I ended up on his mailing list for a couple of years (possibly through our shared friend Jon Hendricks, who Toche founded the Guerrilla Art Action Group with - see earlier post, here).
This meant getting at least one postcard in the mail every single day. I have boxes of them. It also meant receiving a series of self-published publications in the mail almost weekly (see Stephen Perkins’ Artists Periodicals site for examples).
I remember being curious as to how he could possibly afford the postage and printing costs. He would have been in his late seventies at the time, possibly early eighties. I sometimes wondered if Yoko Ono offered her support to his practice (Hendricks is her longtime curator and she has been known to funnel cash to some radical politics in the past).
One of the items I received - more than once, I recall - is I Piss On the Arts. The thin, grey artist book is the penultimate title in the Edition Hundertmark booklet series. Toche also produced the 45th and final issue, Waiter There's A Terrorist In My Soup, a year later.
The cover features a petition it asks the reader to sign and distribute, declaring that you, too, “Piss on the Arts”. Inside are examples of the types of postcards Toche was distributing at the time. Statements like:
"It is mean and despicable to support the death penalty. The majority of Americans supports the Death Penalty."
and
"Increasingly, Global Business replaces Democracy. Burn that Proxy and Speak out!".
or calling for war tribunals to “issue an arrest warrant for former President George Bush, former Prime Minister Margaret Thatcher, former President Bill Clinton, Prime Minister Tony Blair”, etc. etc.
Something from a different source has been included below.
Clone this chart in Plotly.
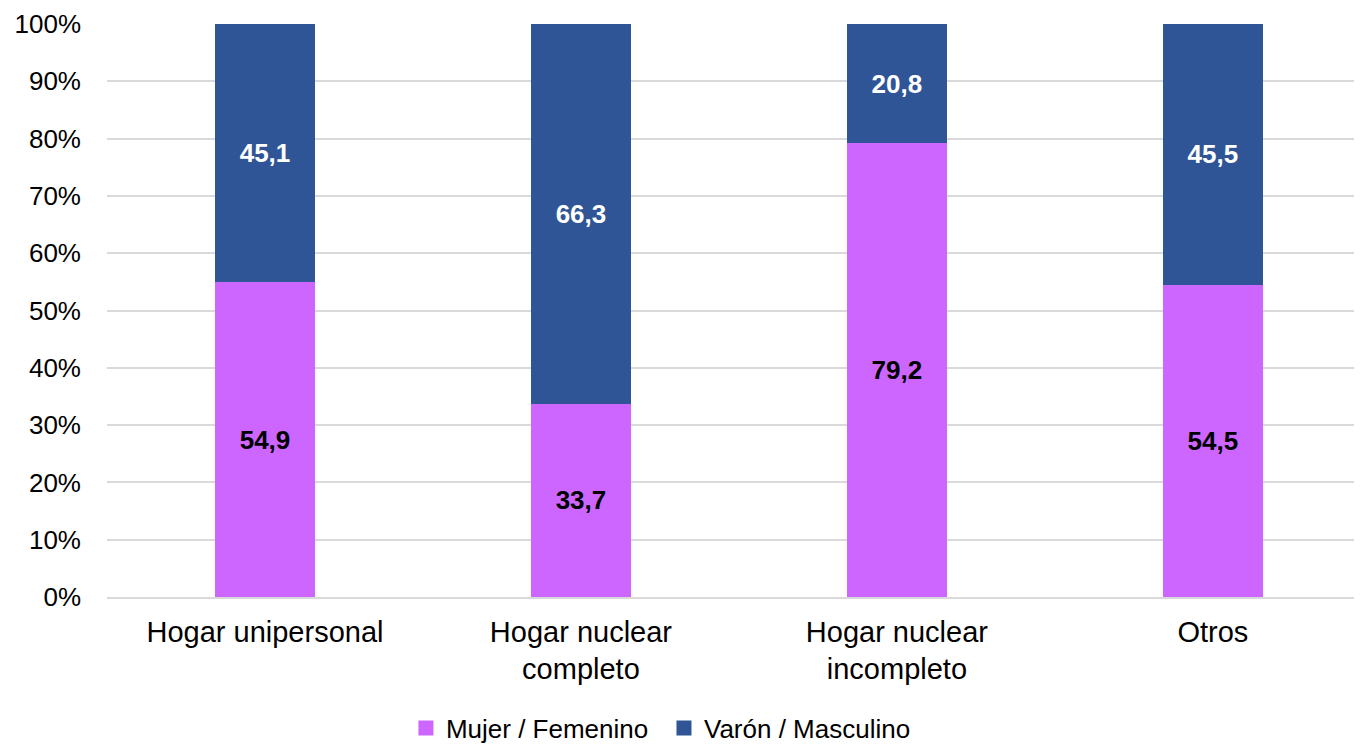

It all seems reasonable enough, sometimes quaint even, and anticipates the current reckoning happening in the art world in regards to its seemingly indifferent stance in the face of political upheaval (which of course just calls back a few decades ago to groups like the Art Workers Coalition, for example).
But when these were arriving daily in the mail, I do recall worrying if I was featured on some governmental lists of potential agitators (previous to this I was cc'd on death threats a distant acquaintance would send to arms manufacturers, so it didn't feel like an overly paranoid fear).
I piss on the arts is available from the publisher, here, for 16 Euro.
my understanding is that Toche came from a wealthy family and thus was able to publish and send out his stuff like he did...i have tons of it as well!